Kat - Nov 19, 2012 2:59:51 pm PST #1489 of 30001
"I keep to a strict diet of ill-advised enthusiasm and heartfelt regret." Leigh Bardugo

I'm confused. I'm pretty sure that Obama has made millions in the past years. His last tax return shows he made $789,000ish in 2011 with most of that coming from book royalties. So probably over the course of two years he's made at least a million. Good on him for spending some of it. He's keeping our economy going.

eta I looked it up because he has released enough returns. In 2010 he made $1,795,614, with only $395,188 from his presidential salary the rest from his royalties. So yes, he's made millions.

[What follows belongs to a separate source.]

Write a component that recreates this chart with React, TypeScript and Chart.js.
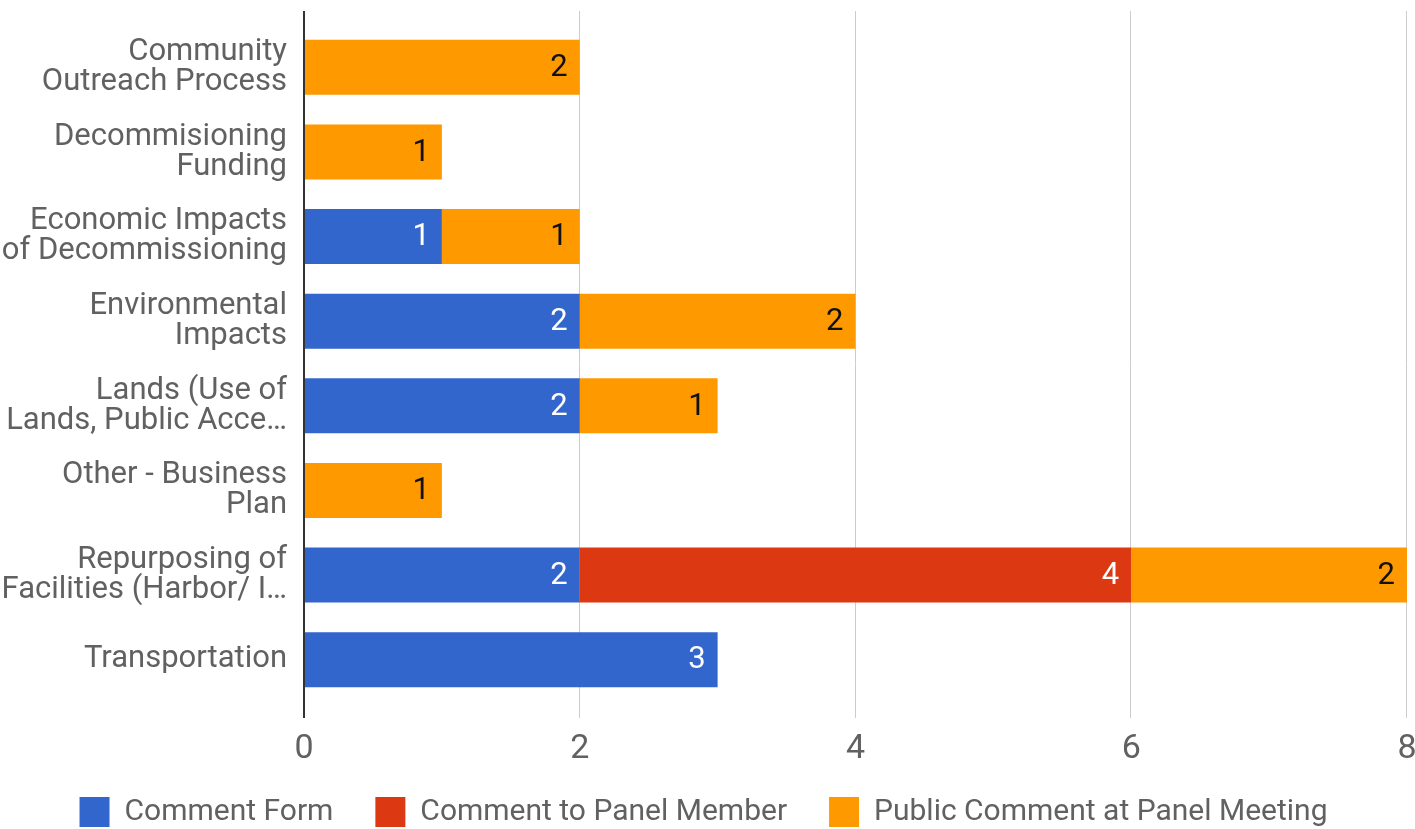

Jesse - Nov 19, 2012 3:04:41 pm PST #1490 of 30001
Sometimes I trip on how happy we could be.

The assumption here seems to be that white people don't mention race of white people.

It is my experience that in books written by white people, only white people's race isn't mentioned, generally. If that was your question.


Sophia Brooks - Nov 19, 2012 3:42:38 pm PST #1491 of 30001
Cats to become a rabbit should gather immediately now here

Also, in real life, I have found that black people mention either race or shade, but white people mention nothing. It is actually pretty funny to watch someone try to describe a black person without mentioning they are black. But teh black people I know will say "Oh, Katie, she's white, has red hair". "Oh Jessie, the light skinned one, not the dark skinned one.". Meanwhile the white people are all like "Jessie-- she has brown hair and eyes, kinda short..."


Jesse - Nov 19, 2012 3:48:57 pm PST #1492 of 30001
Sometimes I trip on how happy we could be.

I'm not going to lie, I have made a point of describing people of white.


le nubian - Nov 19, 2012 3:49:23 pm PST #1493 of 30001
"And to be clear, I am the hell. And the high water."

So I was talking to one of my students who is a White woman. She married a Filipino and many of his family flew to Pennsylvania where she is from for the wedding.

She is from a small town with little diversity and apparently many of the townspeople thought her groom and his family were Black! I guess they hadn't met too many Black people either.

I screamed with laughter! I couldn't help myself.